Isabelle Garo. Tout à fait d’accord. La question est de savoir pourquoi cette importance chez Marx de l’invention politique est passée inaperçue. Le fait que Marx ait été caricaturé, simplifié, la fabrication d’un marxisme stalinisé ont lourdement pesé et pèsent encore. Disons que sa conception de la politique est indissociable d’expériences qui font vivre cette idée de la politique, qui font exister ces esquisses de formes politiques nouvelles, qui sont les moyens d’un véritable dépassement du capitalisme. Faute de lien à des pratiques de masse, à des mobilisations de grande ampleur, le marxisme tend à se rétracter en théorie pure. Mais l’invention politique ne se décrète pas, même si le travail théorique y participe. Cette conviction est ce qui donne son unité à ce petit livre.

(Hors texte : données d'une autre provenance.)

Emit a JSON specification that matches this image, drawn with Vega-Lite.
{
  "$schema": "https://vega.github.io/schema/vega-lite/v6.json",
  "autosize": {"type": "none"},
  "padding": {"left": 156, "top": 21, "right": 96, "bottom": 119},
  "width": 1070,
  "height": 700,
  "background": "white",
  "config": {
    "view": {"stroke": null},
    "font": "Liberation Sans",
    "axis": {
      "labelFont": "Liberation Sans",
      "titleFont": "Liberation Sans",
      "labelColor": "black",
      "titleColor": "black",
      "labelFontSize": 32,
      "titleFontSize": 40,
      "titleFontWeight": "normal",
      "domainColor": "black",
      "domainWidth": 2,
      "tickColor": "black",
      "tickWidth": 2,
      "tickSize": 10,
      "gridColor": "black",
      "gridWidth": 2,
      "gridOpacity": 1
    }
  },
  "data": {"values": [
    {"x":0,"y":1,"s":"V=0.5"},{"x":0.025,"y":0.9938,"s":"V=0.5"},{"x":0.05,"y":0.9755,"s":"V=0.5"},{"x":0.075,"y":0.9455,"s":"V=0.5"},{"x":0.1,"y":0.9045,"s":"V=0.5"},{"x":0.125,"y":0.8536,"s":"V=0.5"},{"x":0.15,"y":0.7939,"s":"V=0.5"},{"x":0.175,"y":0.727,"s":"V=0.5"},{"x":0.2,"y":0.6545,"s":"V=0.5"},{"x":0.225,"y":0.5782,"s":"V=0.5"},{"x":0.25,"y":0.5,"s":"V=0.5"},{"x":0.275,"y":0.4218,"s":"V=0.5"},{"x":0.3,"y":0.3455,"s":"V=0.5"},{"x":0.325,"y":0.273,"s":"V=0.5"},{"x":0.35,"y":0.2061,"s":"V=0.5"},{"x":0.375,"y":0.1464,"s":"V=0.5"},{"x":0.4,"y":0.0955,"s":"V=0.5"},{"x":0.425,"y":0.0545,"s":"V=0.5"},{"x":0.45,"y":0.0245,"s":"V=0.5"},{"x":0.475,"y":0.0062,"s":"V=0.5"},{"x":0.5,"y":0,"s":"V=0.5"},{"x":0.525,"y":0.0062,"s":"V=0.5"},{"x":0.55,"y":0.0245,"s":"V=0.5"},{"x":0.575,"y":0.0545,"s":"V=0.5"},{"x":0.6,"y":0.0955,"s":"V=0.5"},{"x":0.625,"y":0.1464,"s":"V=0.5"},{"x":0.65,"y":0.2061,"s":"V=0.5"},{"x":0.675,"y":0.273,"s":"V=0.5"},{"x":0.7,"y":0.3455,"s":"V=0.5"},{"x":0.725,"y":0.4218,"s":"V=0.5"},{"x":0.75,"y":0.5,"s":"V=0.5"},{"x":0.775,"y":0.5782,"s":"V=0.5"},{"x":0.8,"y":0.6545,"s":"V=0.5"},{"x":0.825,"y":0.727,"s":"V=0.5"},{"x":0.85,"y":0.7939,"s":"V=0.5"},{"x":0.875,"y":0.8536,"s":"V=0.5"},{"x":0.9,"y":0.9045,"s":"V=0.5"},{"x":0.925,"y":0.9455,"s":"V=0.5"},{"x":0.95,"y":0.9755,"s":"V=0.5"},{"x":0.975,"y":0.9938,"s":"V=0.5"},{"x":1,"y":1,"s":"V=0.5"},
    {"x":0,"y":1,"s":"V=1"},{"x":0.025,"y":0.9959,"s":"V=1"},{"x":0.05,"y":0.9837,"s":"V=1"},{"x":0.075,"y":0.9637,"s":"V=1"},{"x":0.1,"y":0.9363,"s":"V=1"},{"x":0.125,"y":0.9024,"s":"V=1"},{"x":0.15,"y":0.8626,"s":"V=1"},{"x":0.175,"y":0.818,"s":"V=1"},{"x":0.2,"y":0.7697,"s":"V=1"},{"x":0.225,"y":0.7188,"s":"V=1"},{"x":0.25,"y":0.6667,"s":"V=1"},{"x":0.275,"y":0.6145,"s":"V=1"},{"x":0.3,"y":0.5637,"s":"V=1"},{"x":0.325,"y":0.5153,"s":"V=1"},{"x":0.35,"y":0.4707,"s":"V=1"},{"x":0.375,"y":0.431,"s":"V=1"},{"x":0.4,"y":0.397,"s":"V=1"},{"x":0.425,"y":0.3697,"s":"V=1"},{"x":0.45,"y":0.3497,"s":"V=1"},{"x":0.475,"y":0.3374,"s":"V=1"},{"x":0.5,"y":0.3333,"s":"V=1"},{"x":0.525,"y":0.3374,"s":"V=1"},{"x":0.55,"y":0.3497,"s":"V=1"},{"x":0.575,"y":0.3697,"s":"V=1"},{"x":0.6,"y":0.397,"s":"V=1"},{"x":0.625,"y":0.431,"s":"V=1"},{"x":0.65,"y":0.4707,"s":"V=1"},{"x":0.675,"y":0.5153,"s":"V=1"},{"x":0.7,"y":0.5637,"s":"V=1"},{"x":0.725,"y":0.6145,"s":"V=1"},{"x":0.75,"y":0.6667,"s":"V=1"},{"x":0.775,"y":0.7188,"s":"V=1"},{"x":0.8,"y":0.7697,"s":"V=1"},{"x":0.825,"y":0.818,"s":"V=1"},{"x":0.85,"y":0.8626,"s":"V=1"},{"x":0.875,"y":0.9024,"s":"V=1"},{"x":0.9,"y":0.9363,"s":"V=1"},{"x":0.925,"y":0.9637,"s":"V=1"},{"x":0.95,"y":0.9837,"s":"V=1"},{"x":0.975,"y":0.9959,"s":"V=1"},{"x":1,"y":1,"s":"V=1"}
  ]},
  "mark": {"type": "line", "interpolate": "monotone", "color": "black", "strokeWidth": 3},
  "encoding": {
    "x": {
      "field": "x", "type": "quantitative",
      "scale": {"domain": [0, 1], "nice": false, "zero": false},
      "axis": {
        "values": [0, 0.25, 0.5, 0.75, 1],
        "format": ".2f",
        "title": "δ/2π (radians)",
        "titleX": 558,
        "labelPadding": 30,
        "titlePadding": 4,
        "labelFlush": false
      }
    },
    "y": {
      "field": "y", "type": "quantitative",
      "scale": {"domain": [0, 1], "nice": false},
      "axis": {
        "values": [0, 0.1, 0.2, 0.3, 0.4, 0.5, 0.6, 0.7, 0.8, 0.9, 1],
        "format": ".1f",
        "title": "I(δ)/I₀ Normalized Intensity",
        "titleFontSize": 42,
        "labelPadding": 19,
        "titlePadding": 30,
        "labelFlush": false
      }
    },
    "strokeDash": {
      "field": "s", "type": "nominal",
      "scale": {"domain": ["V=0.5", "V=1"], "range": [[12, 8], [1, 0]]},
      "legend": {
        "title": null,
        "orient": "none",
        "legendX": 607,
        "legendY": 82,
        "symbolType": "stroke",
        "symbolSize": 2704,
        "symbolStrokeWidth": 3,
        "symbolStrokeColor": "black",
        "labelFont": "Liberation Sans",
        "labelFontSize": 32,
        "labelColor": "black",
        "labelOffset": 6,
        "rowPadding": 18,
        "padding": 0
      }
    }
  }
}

Ne retrouve-t-on pas cette idée de la politique à l’œuvre dans des expériences comme celles qui ont cours en Espagne ? À Barcelone, où la politisation se produit autour de questions comme la violence policière, l’électricité, le logement, mais où cette politisation de la vie quotidienne est inséparable d’une réflexion sur les modalités de gouvernement, et l’exercice du pouvoir ?

Isabelle Garo. Nous pensions bien sûr à ce contexte. Concernant Podemos, il s’agit évidemment de savoir comment concilier des formes de démocratie et d’intervention locales avec une structuration relativement verticale et surtout avec des orientations globales, qui restent à préciser. Ces questions sur les formes d’organisation sont d’une grande actualité, d’une grande urgence même. Pour nous, ce livre est une façon d’intervenir dans ce débat et d’appeler à l’élargir. Il nous semble important de réactiver ces traits essentiels du marxisme : son caractère international et le débat critique, même vif, informé.

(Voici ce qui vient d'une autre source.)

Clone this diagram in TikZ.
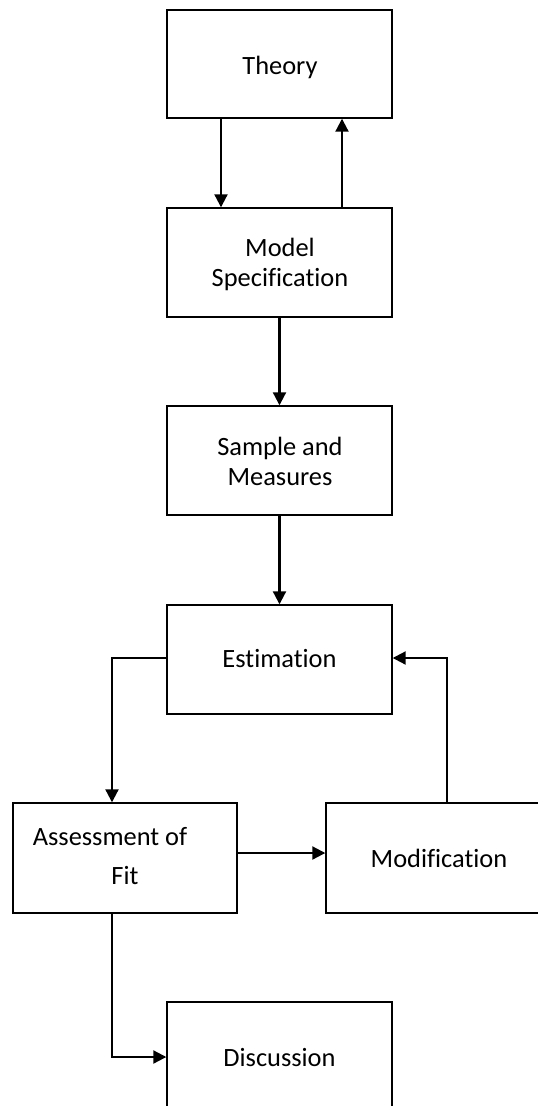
\documentclass[tikz,border=0pt]{standalone}
\usepackage{fontspec}
\setmainfont{Carlito}[Ligatures=CommonOff]
\usetikzlibrary{arrows.meta}
\begin{document}
\begin{tikzpicture}[x=1pt,y=-1pt,
  box/.style={draw=black,line width=1.4pt,rectangle,inner sep=0pt,minimum width=225pt},
  lbl/.style={inner sep=0pt,anchor=base,font=\fontsize{26.4}{31}\selectfont},
  conn/.style={line width=2.1pt,-{Triangle[width=13pt,length=13pt]}}]
\useasboundingbox (0,0) rectangle (538,1106);
\clip (0,0) rectangle (538,1106);
% boxes
\node[box,minimum height=108pt] (theory) at (279.5,64) {};
\node[box,minimum height=109pt] (model) at (279.5,262.5) {};
\node[box,minimum height=109pt] (sample) at (279.5,460.5) {};
\node[box,minimum height=109pt] (estim) at (279.5,659.5) {};
\node[box,minimum height=110pt,minimum width=224pt] (assess) at (125,858) {};
\node[box,minimum height=110pt] (modif) at (438.5,858) {};
\node[box,minimum height=110pt] (disc) at (279.5,1057) {};
% labels
\node[lbl] (ttheory) at (280,74) {Theory};
\node[lbl] (tmodel1) at (280,256) {Model};
\node[lbl] (tmodel2) at (280,286) {Specification};
\node[lbl] (tsample1) at (280,455) {Sample and};
\node[lbl] (tsample2) at (280,485) {Measures};
\node[lbl] (testim) at (279.5,667) {Estimation};
\node[lbl] (tassess1) at (110,845) {Assessment of};
\node[lbl] (tassess2) at (125,884) {Fit};
\node[lbl] (tmodif) at (439,867) {Modification};
\node[lbl] (tdisc) at (279.5,1066) {Discussion};
% connectors
\draw[conn] ([xshift=-58.5pt]theory.south) -- ([xshift=-58.5pt]model.north);
\draw[conn] ([xshift=62.5pt]model.north) -- ([xshift=62.5pt]theory.south);
\draw[conn] (model.south) -- (sample.north);
\draw[conn] (sample.south) -- (estim.north);
\draw[conn] ([yshift=1.5pt]estim.west) -| ([xshift=-13pt]assess.north);
\draw[conn] ([yshift=5pt]assess.east) -- ([yshift=5pt]assess.east -| modif.west);
\draw[conn] ([xshift=8.5pt]modif.north) |- ([yshift=1.5pt]estim.east);
\draw[conn] ([xshift=-13pt]assess.south) |- (disc.west);
\end{tikzpicture}
\end{document}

Stathis Kouvélakis. Nous avons pensé au présent avec l’idée que pour gagner, pas simplement pour résister, pour remporter des victoires même partielles « il ne faut pas avoir peur de la politique », comme disait Gramsci. Chaque fois que le mouvement ouvrier, que les classes dominées ont peur de la politique, c’est qu’ils sont dans une position subalterne. Pour en sortir il faut réinvestir le terrain politique, mais précisément pour le transformer. C’est d’autant plus vrai à l’heure où le néolibéralisme emporte avec lui une véritable dé-démocratisation qui confirme de façon éclatante que capitalisme et démocratie sont, en définitive, incompatibles.

Comment sortir de la dé-démocratisation, de la dépolitisation, de l’étatisation de la politique, qui affecte également nos pratiques et nos outils politiques ?

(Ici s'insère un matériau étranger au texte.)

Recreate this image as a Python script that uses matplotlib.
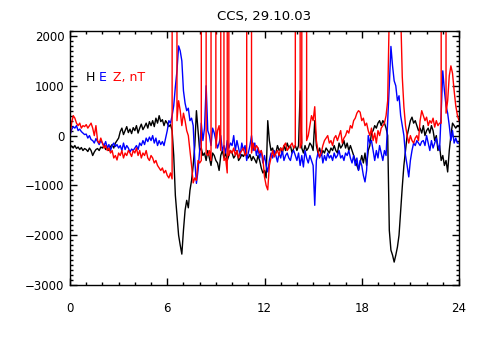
import numpy as np
import matplotlib
matplotlib.use("Agg")
import matplotlib.pyplot as plt
from matplotlib.ticker import MultipleLocator

# Magnetometer record, one value every 0.1 hour (UT), in nT
hours = np.linspace(0, 24, 241)

h_comp = [
    -180, -220, -250, -200, -260, -230, -280, -240, -300, -260,
    -280, -320, -250, -300, -400, -330, -280, -260, -300, -230,
    -250, -200, -280, -230, -300, -220, -180, -250, -150, -100,
    -50, 80, 150, 20, 100, 180, 60, 130, 40, 160,
    100, 200, 50, 150, 230, 120, 180, 250, 150, 280,
    200, 300, 180, 350, 250, 400, 280, 320, 200, 300,
    250, 180, 220, 100, -400, -1200, -1600, -2000, -2200, -2380,
    -1900, -1500, -1300, -1450, -1100, -900, -600, -200, 500, 100,
    -300, -250, -400, -350, -500, -300, -450, -600, -350, -400,
    -500, -550, -700, -400, -300, -450, -350, -500, -400, -300,
    -350, -450, -400, -300, -500, -450, -380, -420, -350, -400,
    -450, -380, -500, -420, -480, -550, -400, -500, -650, -750,
    -700, -850, 300, -100, -300, -250, -400, -350, -200, -300,
    -250, -350, -200, -300, -150, -250, -200, -350, -250, -200,
    -300, -200, 900, -250, -350, -200, -300, -250, -150, -200,
    -300, 300, -200, -350, -250, -400, -300, -350, -250, -300,
    -350, -250, -300, -200, -300, -350, -150, -250, -200, -100,
    -250, -150, -300, -200, -300, -400, -500, -600, -690, -550,
    -400, -550, -350, -600, -300, -200, 50, 100, 200, 150,
    250, 300, 200, 300, 250, 150, 0, -1900, -2300, -2400,
    -2540, -2400, -2240, -2000, -1500, -1030, -600, -300, 0, 150,
    300, 370, 250, 300, 200, 100, 150, 50, 200, 0,
    100, 150, 50, 200, 100, -100, 0, -300, -200, -500,
    -400, -600, -500, -730, -300, 0, 250, 200, 150, 200,
    200,
]

e_comp = [
    0, 120, 180, 150, 200, 100, 130, 80, 50, 20,
    30, -50, 0, -80, -100, -150, -60, -120, -180, -100,
    -150, -200, -120, -250, -180, -300, -200, -150, -220, -180,
    -250, -200, -300, -150, -280, -200, -250, -330, -270, -300,
    -250, -200, -280, -150, -200, -100, -180, -50, -120, -30,
    -100, 0, -150, -50, -200, -100, -180, -120, -200, -50,
    100, 300, 250, 400, 600, 980, 1300, 1800, 1700, 1500,
    900, 650, 500, 550, 300, 350, 200, -500, -960, -700,
    -300, 250, -100, 150, 1000, 100, 0, -200, 150, 50,
    -100, -250, -150, 0, -300, -200, -350, -100, -250, -150,
    -200, 0, -300, -100, -250, -400, -150, -300, -200, -500,
    -350, -200, 0, -300, -150, -400, -250, -450, -300, -550,
    -400, -600, -730, -500, -350, -450, -300, -400, -530, -350,
    -450, -300, -500, -400, -350, -450, -500, -350, -300, -400,
    -500, -350, -600, -400, -630, -300, -450, -550, -400, -500,
    -600, -1400, -500, -350, -450, -300, -550, -400, -500, -350,
    -450, -400, -500, -350, -450, -400, -300, -450, -400, -500,
    -350, -400, -300, -450, -550, -400, -600, -450, -700, -500,
    -600, -800, -930, -700, 0, -150, -100, -300, -500, -300,
    -450, -200, -350, -500, -300, -400, 300, 1000, 1790, 1400,
    1100, 1000, 700, 800, 400, 200, 0, -400, -600, -830,
    -500, -300, -150, -200, -100, -150, -200, -120, -100, -200,
    0, -150, -300, -100, -250, -150, -50, -200, -300, 450,
    1300, 900, 600, 450, 200, -100, 100, -150, -50, -150,
    -150,
]

z_comp = [
    0, 250, 400, 350, 250, 200, 250, 150, 200, 180,
    220, 150, 200, 250, 150, 0, 200, -100, -150, -50,
    -150, -250, -200, -300, -250, -350, -300, -450, -400, -490,
    -350, -400, -300, -450, -350, -400, -300, -350, -420, -300,
    -350, -250, -400, -300, -450, -350, -400, -300, -450, -500,
    -400, -450, -550, -500, -600, -650, -700, -650, -750, -700,
    -800, -850, -750, -870, 800, 500, 300, 700, 500, 200,
    450, 300, 100, 0, -300, -600, -950, -850, -900, -500,
    -550, -500, -300, -400, -350, -400, -300, -500, -450, -350,
    -250, 100, 200, -300, -400, -500, -450, -750, -400, -300,
    -350, -250, -400, -300, -450, -350, -300, -250, -400, -350,
    -300, -250, -350, -150, -300, -200, -250, -350, -300, -450,
    -830, -1000, -1090, -600, -450, -300, -430, -350, -300, -400,
    -250, -300, -200, -150, -300, -250, -200, -150, -250, -200,
    -300, -200, -250, -150, -200, -300, -100, 0, 200, 400,
    300, 580, -100, -300, -430, -350, -200, -100, -50, 0,
    -150, -100, -200, -50, 0, -100, 0, 100, -150, -50,
    0, 100, 50, 200, 150, 300, 350, 450, 500, 470,
    300, 350, 200, 250, 100, 0, 150, -100, 50, -150,
    100, 0, 150, 200, 250, 400, 700, 2500, 2500, 2500,
    2500, 2500, 2500, 2500, 2500, 1180, 580, 200, 0, -150,
    0, -100, -150, -50, 0, -100, 300, 500, 400, 300,
    370, 200, 300, 250, 350, 170, 300, 200, 250, 250,
    300, 450, 450, 700, 1200, 1400, 1250, 900, 600, 410,
    300,
]

# Z gaps filled with a flag value (off scale), start and end hour
gap_start = [6.36, 8.16, 8.78, 9.38, 9.75, 11.00, 13.99, 14.39, 22.97]
gap_end = [6.54, 8.35, 8.95, 9.42, 9.79, 11.17, 14.17, 14.58, 23.18]
flag = 99999.0

# put the flag samples into the Z record
z_t = list(hours)
z_v = list(z_comp)
keep = [i for i in range(len(z_t))
        if not any(s <= z_t[i] <= e for s, e in zip(gap_start, gap_end))]
z_t = [z_t[i] for i in keep]
z_v = [z_v[i] for i in keep]
for s, e in zip(gap_start, gap_end):
    z_t += [s, e]
    z_v += [flag, flag]
order = np.argsort(z_t)
z_t = np.array(z_t)[order]
z_v = np.array(z_v)[order]

fig = plt.figure(figsize=(4.8, 3.5), dpi=100)
ax = fig.add_axes([70 / 480, 65 / 350, 389 / 480, 254 / 350])

ax.plot(hours, h_comp, color="black", lw=1.0)
ax.plot(hours, e_comp, color="blue", lw=1.0)
ax.plot(z_t, z_v, color="red", lw=1.0)

ax.set_xlim(0, 24)
ax.set_ylim(-3000, 2100)
ax.xaxis.set_major_locator(MultipleLocator(6))
ax.xaxis.set_minor_locator(MultipleLocator(1))
ax.yaxis.set_major_locator(MultipleLocator(1000))
ax.yaxis.set_minor_locator(MultipleLocator(100))
ax.tick_params(which="both", direction="in", top=True, right=True,
               width=1.0, labelsize=8.5)
ax.tick_params(which="major", length=5)
ax.tick_params(which="minor", length=2.5)
ax.tick_params(axis="x", pad=12)
ax.tick_params(axis="y", pad=4)
for sp in ax.spines.values():
    sp.set_linewidth(1.0)

ax.set_title("CCS, 29.10.03", fontsize=9.5, pad=8)

# component labels
ax.text(0.041, 0.815, "H", color="black", fontsize=9,
        transform=ax.transAxes, va="center")
ax.text(0.075, 0.815, "E", color="blue", fontsize=9,
        transform=ax.transAxes, va="center")
ax.text(0.111, 0.815, "Z, nT", color="red", fontsize=9,
        transform=ax.transAxes, va="center")

fig.savefig("out.png", dpi=100)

Stathis Kouvélakis. La crise historique du mouvement ouvrier n’est évidemment pas résolue par des expériences, même très intéressantes, qui adviennent ici ou là. Il s’agit de remettre au travail une modalité de réflexion autocritique, notamment par rapport à un héritage historique auquel il faut encore se mesurer. Et cette modalité de réflexion autocritique ne peut évidemment pas faire l’impasse sur la critique, notamment d’inspiration trotskyste ou sartrienne, des phénomènes de bureaucratisation et d’institutionnalisation étatique. Les crises qui nous affectent aujourd’hui ne sont pas nouvelles ; elles peuvent et doivent être repensées dans le cadre des courants critiques du marxisme, d’ailleurs très précoces et toujours vivaces recommencées, qui se nourrissent notamment de l’apport de Trotsky, de Gramsci ou de Sartre.

Isabelle Garo. La gauche radicale en France est encore hantée par bien des préjugés sur Marx et la politique, ce qui empêche de formuler certains enjeux contemporains, d’aborder la question stratégique dans toute son ampleur. Mais il ne s’agit surtout pas de chercher des vérités toutes prêtes chez Marx. Car on voit aussi resurgir un marxisme « orthodoxe », nostalgique du stalinisme. Ce sont deux positions – ignorance et sectarisme – qui au fond, s’accommodent très bien l’une de l’autre. Elles rendent impossible l’intervention intellectuelle et politique dont nous avons besoin aujourd’hui. Bref, avec ce livre, nous voulons donner à voir un marxisme ouvert et combatif à la fois, capable de féconder l’activité politique et militante, et théoriquement charpenté.